# Labrador's protective Instincts



## petforfamily (May 2, 2010)

This is our first experience with a lab. We absolutely love him. I've read and heard that labradors are quite passive. But our lab seems different. He starts barking when someone even touches our house door. He is very protective of our house, kids. Is this normal? 

Thanks.


----------



## 3doglady (Jul 31, 2011)

Barking at people approaching the house is not out of the norm for a lab, or any dog. Not all labs/dogs do it, but there are just as many who do, as do not.

My initial thought is that he may not have been extensively 'socialized' as a puppy and the barking is more unchecked excitement, than aggression or protective behavior. The good news is, this type of behavior can be mitigated with good positive reward training. He needs to learn that people approaching can be a good thing, as well as how to settle himself. Most positive reward obedience training classes and one-on-one trainers or behaviorists address this behavior as part of their training protocol and can provide you with exercises you can do at home. 

My bigger questions are, regarding his behavior around kids. Can you describe what is happening around the kids when you see his protective nature come out? How old is he? How has he been trained up to this point? What is your reaction when he displays these behaviors?


----------



## MrsBoats (May 20, 2010)

Where did you get your lab from and how old was he when you brought him home??

What sort of training has he had??


----------



## AlbertaLab (Feb 13, 2013)

My male, Dio, will bark when people come to the door. I encourage it since it discourages people from just walking in. My female will not bark on her own but will bark if Dio does first. As far as I can tell, it's normal.


----------



## Rescued (Jan 8, 2012)

yeah... labs should not be "protective" in any way, shape, or form.
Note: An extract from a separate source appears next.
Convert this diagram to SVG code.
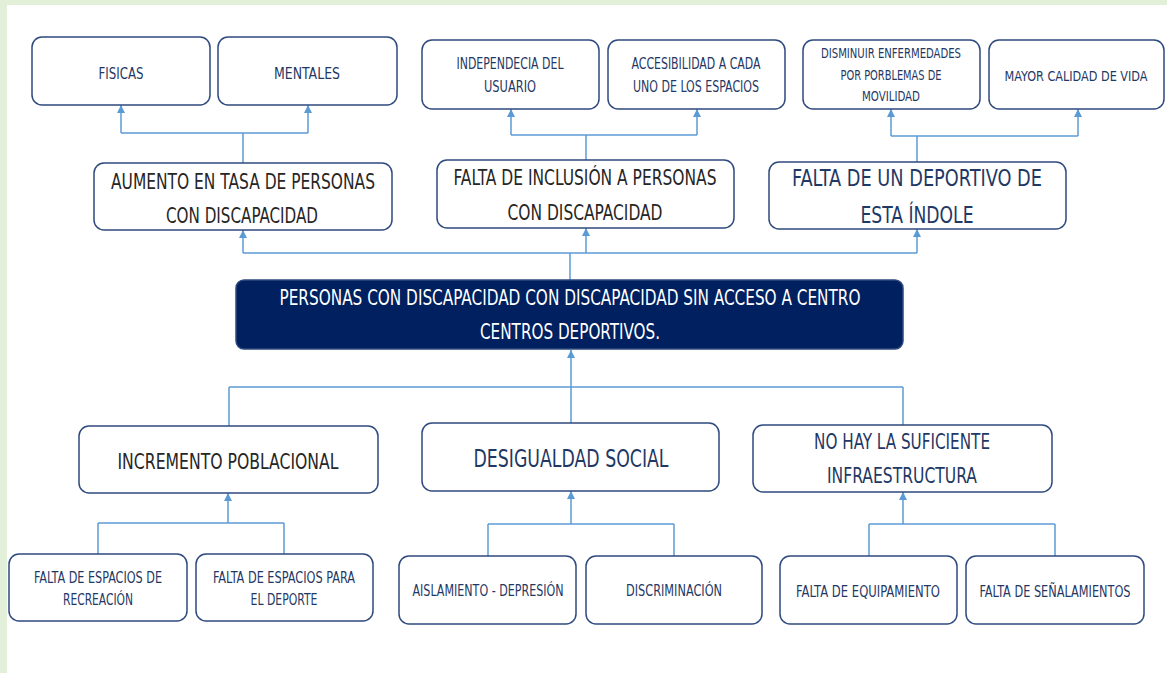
<svg xmlns="http://www.w3.org/2000/svg" width="1167" height="673" viewBox="0 0 1167 673">
<style>
  text { font-family: "Liberation Sans Narrow", "DejaVu Sans Condensed", "Liberation Sans", sans-serif; text-anchor: middle; }
  .box { fill: #ffffff; stroke: #2f4a7e; stroke-width: 1.5; }
  .core { fill: #002060; stroke: #2f4a7e; stroke-width: 1.5; }
  .s { font-size: 15px; fill: #1f3864; }
  .m { font-size: 21px; fill: #262626; }
  .mn { font-size: 22px; fill: #1f3864; }
  .w { font-size: 21px; fill: #ffffff; }
  .c line { stroke: #5b9bd5; stroke-width: 1.5; fill: none; }
  .c .a { marker-end: url(#arr); }
</style>
<defs>
  <marker id="arr" viewBox="0 0 10 10" refX="10" refY="5" markerWidth="11" markerHeight="8" markerUnits="userSpaceOnUse" orient="auto">
    <path d="M0,0 L10,5 L0,10 z" fill="#5b9bd5"/>
  </marker>
</defs>
<rect x="0" y="0" width="1167" height="673" fill="#ffffff"/>
<rect x="0" y="0" width="1167" height="5" fill="#e2efd9"/>
<rect x="0" y="0" width="7" height="673" fill="#e2efd9"/>

<g id="connectors" class="c">
  <line x1="243" y1="163" x2="243" y2="133"/>
  <line x1="121" y1="133" x2="308" y2="133"/>
  <line class="a" x1="121" y1="133" x2="121" y2="105"/>
  <line class="a" x1="308" y1="133" x2="308" y2="105"/>

  <line x1="586" y1="160" x2="586" y2="135"/>
  <line x1="511" y1="135" x2="697" y2="135"/>
  <line class="a" x1="511" y1="135" x2="511" y2="109"/>
  <line class="a" x1="697" y1="135" x2="697" y2="109"/>

  <line x1="917" y1="162" x2="917" y2="136"/>
  <line x1="891" y1="136" x2="1078" y2="136"/>
  <line class="a" x1="891" y1="136" x2="891" y2="109"/>
  <line class="a" x1="1078" y1="136" x2="1078" y2="109"/>

  <line x1="570" y1="280" x2="570" y2="253"/>
  <line x1="243" y1="253" x2="917" y2="253"/>
  <line class="a" x1="243" y1="253" x2="243" y2="230"/>
  <line class="a" x1="586" y1="253" x2="586" y2="228"/>
  <line class="a" x1="917" y1="253" x2="917" y2="229"/>

  <line x1="229" y1="387" x2="903" y2="387"/>
  <line x1="229" y1="387" x2="229" y2="426"/>
  <line x1="903" y1="387" x2="903" y2="425"/>
  <line class="a" x1="571" y1="423" x2="571" y2="350"/>

  <line class="a" x1="228" y1="523" x2="228" y2="493"/>
  <line x1="98" y1="523" x2="284" y2="523"/>
  <line x1="98" y1="523" x2="98" y2="554"/>
  <line x1="284" y1="523" x2="284" y2="554"/>

  <line class="a" x1="571" y1="524" x2="571" y2="491"/>
  <line x1="488" y1="524" x2="674" y2="524"/>
  <line x1="488" y1="524" x2="488" y2="556"/>
  <line x1="674" y1="524" x2="674" y2="556"/>

  <line class="a" x1="903" y1="524" x2="903" y2="492"/>
  <line x1="869" y1="524" x2="1055" y2="524"/>
  <line x1="869" y1="524" x2="869" y2="556"/>
  <line x1="1055" y1="524" x2="1055" y2="556"/>
</g>

<g id="fisicas">
  <rect class="box" x="32" y="37" width="178" height="68" rx="10"/>
  <text class="s" x="121" y="79" textLength="45" lengthAdjust="spacingAndGlyphs">FISICAS</text>
</g>
<g id="mentales">
  <rect class="box" x="218" y="37" width="179" height="68" rx="10"/>
  <text class="s" x="307" y="79" textLength="66" lengthAdjust="spacingAndGlyphs">MENTALES</text>
</g>
<g id="independencia">
  <rect class="box" x="422" y="40" width="177" height="69" rx="10"/>
  <text class="s" x="510" y="69" textLength="107" lengthAdjust="spacingAndGlyphs">INDEPENDECIA DEL</text>
  <text class="s" x="510" y="92" textLength="52" lengthAdjust="spacingAndGlyphs">USUARIO</text>
</g>
<g id="accesibilidad">
  <rect class="box" x="608" y="40" width="177" height="69" rx="10"/>
  <text class="s" x="696" y="69" textLength="129" lengthAdjust="spacingAndGlyphs">ACCESIBILIDAD A CADA</text>
  <text class="s" x="696" y="92" textLength="126" lengthAdjust="spacingAndGlyphs">UNO DE LOS ESPACIOS</text>
</g>
<g id="disminuir">
  <rect class="box" x="803" y="40" width="177" height="69" rx="10"/>
  <text class="s" x="891" y="58" textLength="140" lengthAdjust="spacingAndGlyphs" style="font-size:14px">DISMINUIR ENFERMEDADES</text>
  <text class="s" x="891" y="80" textLength="101" lengthAdjust="spacingAndGlyphs" style="font-size:14px">POR PORBLEMAS DE</text>
  <text class="s" x="891" y="101" textLength="58" lengthAdjust="spacingAndGlyphs" style="font-size:14px">MOVILIDAD</text>
</g>
<g id="mayor-calidad">
  <rect class="box" x="989" y="40" width="175" height="69" rx="10"/>
  <text class="s" x="1076" y="81" textLength="143" lengthAdjust="spacingAndGlyphs" style="font-size:14px">MAYOR CALIDAD DE VIDA</text>
</g>

<g id="aumento">
  <rect class="box" x="94" y="163" width="298" height="67" rx="10"/>
  <text class="m" x="243" y="189" textLength="264" lengthAdjust="spacingAndGlyphs">AUMENTO EN TASA DE PERSONAS</text>
  <text class="m" x="242" y="223" textLength="152" lengthAdjust="spacingAndGlyphs">CON DISCAPACIDAD</text>
</g>
<g id="falta-inclusion">
  <rect class="box" x="437" y="160" width="297" height="68" rx="10"/>
  <text class="m" x="585" y="185" textLength="263" lengthAdjust="spacingAndGlyphs">FALTA DE INCLUSIÓN A PERSONAS</text>
  <text class="m" x="585" y="220" textLength="155" lengthAdjust="spacingAndGlyphs">CON DISCAPACIDAD</text>
</g>
<g id="falta-deportivo">
  <rect class="box" x="769" y="162" width="297" height="67" rx="10"/>
  <text class="mn" x="917" y="186" textLength="250" lengthAdjust="spacingAndGlyphs" style="font-size:23px">FALTA DE UN DEPORTIVO DE</text>
  <text class="mn" x="917" y="223" textLength="113" lengthAdjust="spacingAndGlyphs" style="font-size:23px">ESTA ÍNDOLE</text>
</g>

<g id="problema-central">
  <rect class="core" x="236" y="280" width="667" height="69" rx="8"/>
  <text class="w" x="570" y="305" textLength="581" lengthAdjust="spacingAndGlyphs">PERSONAS CON DISCAPACIDAD CON DISCAPACIDAD SIN ACCESO A CENTRO</text>
  <text class="w" x="570" y="339" textLength="180" lengthAdjust="spacingAndGlyphs">CENTROS DEPORTIVOS.</text>
</g>

<g id="incremento">
  <rect class="box" x="79" y="426" width="299" height="67" rx="10"/>
  <text class="m" x="228" y="469" textLength="221" lengthAdjust="spacingAndGlyphs" style="font-size:22px">INCREMENTO POBLACIONAL</text>
</g>
<g id="desigualdad">
  <rect class="box" x="422" y="423" width="297" height="68" rx="10"/>
  <text class="mn" x="571" y="467" textLength="195" lengthAdjust="spacingAndGlyphs" style="font-size:24px">DESIGUALDAD SOCIAL</text>
</g>
<g id="infraestructura">
  <rect class="box" x="753" y="425" width="299" height="67" rx="10"/>
  <text class="mn" x="902" y="449" textLength="176" lengthAdjust="spacingAndGlyphs" style="font-size:21px">NO HAY LA SUFICIENTE</text>
  <text class="mn" x="902" y="483" textLength="150" lengthAdjust="spacingAndGlyphs" style="font-size:21px">INFRAESTRUCTURA</text>
</g>

<g id="recreacion">
  <rect class="box" x="9" y="554" width="178" height="67" rx="10"/>
  <text class="s" x="98" y="583" textLength="128" lengthAdjust="spacingAndGlyphs">FALTA DE ESPACIOS DE</text>
  <text class="s" x="98" y="605" textLength="70" lengthAdjust="spacingAndGlyphs">RECREACIÓN</text>
</g>
<g id="deporte">
  <rect class="box" x="196" y="554" width="177" height="67" rx="10"/>
  <text class="s" x="284" y="583" textLength="142" lengthAdjust="spacingAndGlyphs">FALTA DE ESPACIOS PARA</text>
  <text class="s" x="284" y="605" textLength="67" lengthAdjust="spacingAndGlyphs">EL DEPORTE</text>
</g>
<g id="aislamiento">
  <rect class="box" x="399" y="556" width="177" height="68" rx="10"/>
  <text class="s" x="488" y="596" textLength="151" lengthAdjust="spacingAndGlyphs">AISLAMIENTO - DEPRESIÓN</text>
</g>
<g id="discriminacion">
  <rect class="box" x="586" y="556" width="176" height="68" rx="10"/>
  <text class="s" x="674" y="596" textLength="96" lengthAdjust="spacingAndGlyphs">DISCRIMINACIÓN</text>
</g>
<g id="equipamiento">
  <rect class="box" x="780" y="556" width="177" height="68" rx="10"/>
  <text class="s" x="868" y="597" textLength="144" lengthAdjust="spacingAndGlyphs">FALTA DE EQUIPAMIENTO</text>
</g>
<g id="senalamientos">
  <rect class="box" x="966" y="556" width="178" height="68" rx="10"/>
  <text class="s" x="1055" y="597" textLength="151" lengthAdjust="spacingAndGlyphs">FALTA DE SEÑALAMIENTOS</text>
</g>
</svg>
Alert barking is common. Shouldn't be any more "intense" than that though.


----------



## Kyndall54 (Apr 26, 2013)

I don't consider labs a 'protective' breed, they're really common up here and all the ones I've met have always been excited and happy to meet strangers on the street. I find them overall to be really friendly, and most dogs will bark when something new or unexpected shows up. As long as he doesn't show aggression or quiets when you give the command I don't think it will be a problem!


----------



## luvmyfurballs (Mar 5, 2012)

I got a lab when his owner passed away and he was a mobility dog. He never barked at the door and loved people. He got along with dogs to, BUT he did protect both me and my boyfriend on two different occasions. Both involved Pit Bulls. The first time it was me, the lab, and my oldest girl now in a yard. The lady came out with her pit bulls and they knocked her down on her butt to get to my dogs..I ran to the gate and shut it just in time. The lab stood his ground in front of me and the other dog. They backed off. The second time my boyfriend had him outside and the pit bull came running at them..well the lab seen him and lunged forward barking and growling, the pit bull took off running. He was the best dog and I felt safe with him, he would protect if needed.


----------



## 3doglady (Jul 31, 2011)

OP - Just read your other thread about nipping/jumping, etc. At 8 months old you are entering a very trying period in your labs maturity. Labs can be 'difficult' at this age. Just wanted to suggest that you might want to find a good training facility in your area to help you through the upcoming months to help guide you through some of the issues you are/will be encountering over the next 6 months.


----------



## Foresthund (Jul 17, 2013)

Well not all dogs fit the breed standard,possibly from poor breeding.
My neighbors had a yellow lab that would bark and bare its teeth at me or anyone passing,I've known territorial Golden Retrievers as well.
Yet my Rottie doesn't bark at all while in the house.


----------